Illegal unicode char in extracted file
Line #66650918 in https://downloads.dbpedia.org/repo/dbpedia/wikidata/sameas-all-wikis/2020.03.01/sameas-all-wikis.ttl.bz2 with Subject http://wikidata.dbpedia.org/resource/Q9398047
Contains the U+FFFC unicode character in the Object which is not a valid IRI according to https://tools.ietf.org/html/rfc3987#section-2.2
By the way, this causes parsing by RDF4J to fail fatally (see this ticket I opened there)
Thank you.
@Vehnem I can confirm
<http://wikidata.dbpedia.org/resource/Q9398047> <http://www.w3.org/2002/07/owl#sameAs> <http://pl.dbpedia.org/resource/> . leads to a crash of our parser as well. Can you post the error message?
Rapper and W3C validator and Jena IRI validator seem to accept it. FFFC seems however not legit.
opened an issue at https://issues.apache.org/jira/browse/JENA-1924?page=com.atlassian.jira.plugin.system.issuetabpanels:all-tabpanel
Was fixed in Jena https://issues.apache.org/jira/browse/JENA-1924?page=com.atlassian.jira.plugin.system.issuetabpanels%3Aall-tabpanel.

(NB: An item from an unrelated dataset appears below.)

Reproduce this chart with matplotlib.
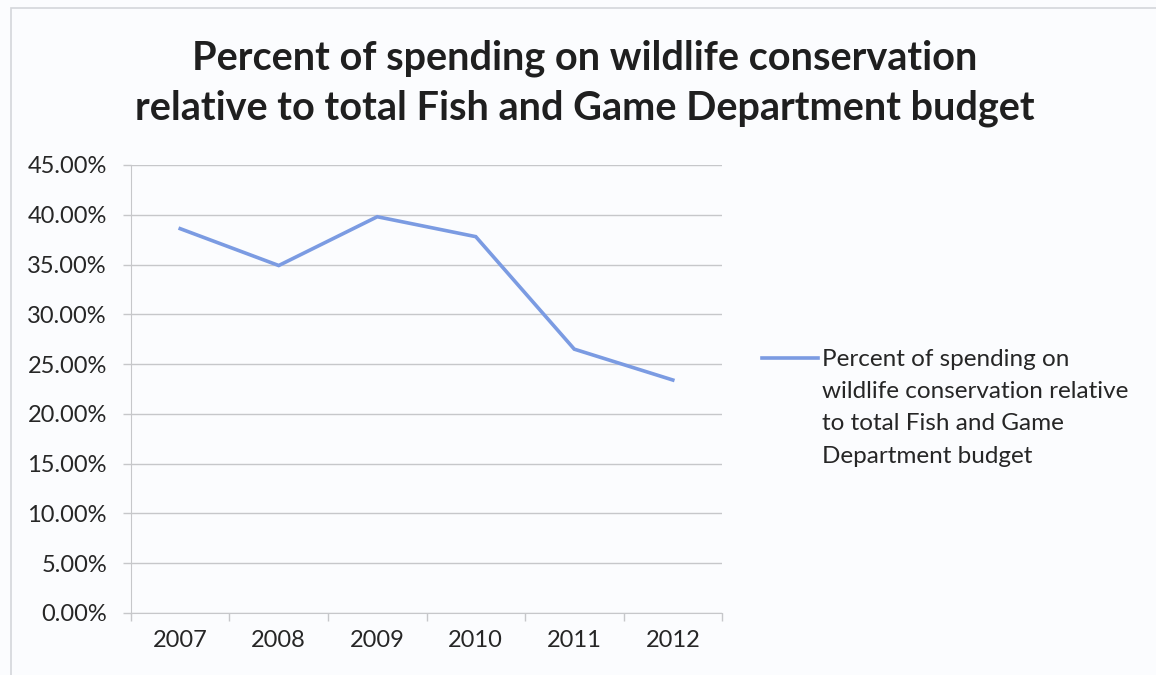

I will update the post-processing parser to the latest Apache Jena version for deleting these triples in the final release. Code: https://github.com/dbpedia/databus-derive
For testing: We will write a so-called Construct-Validation test that is able to check if the character appears in any part of the URIs, without applying a concrete RDF parser.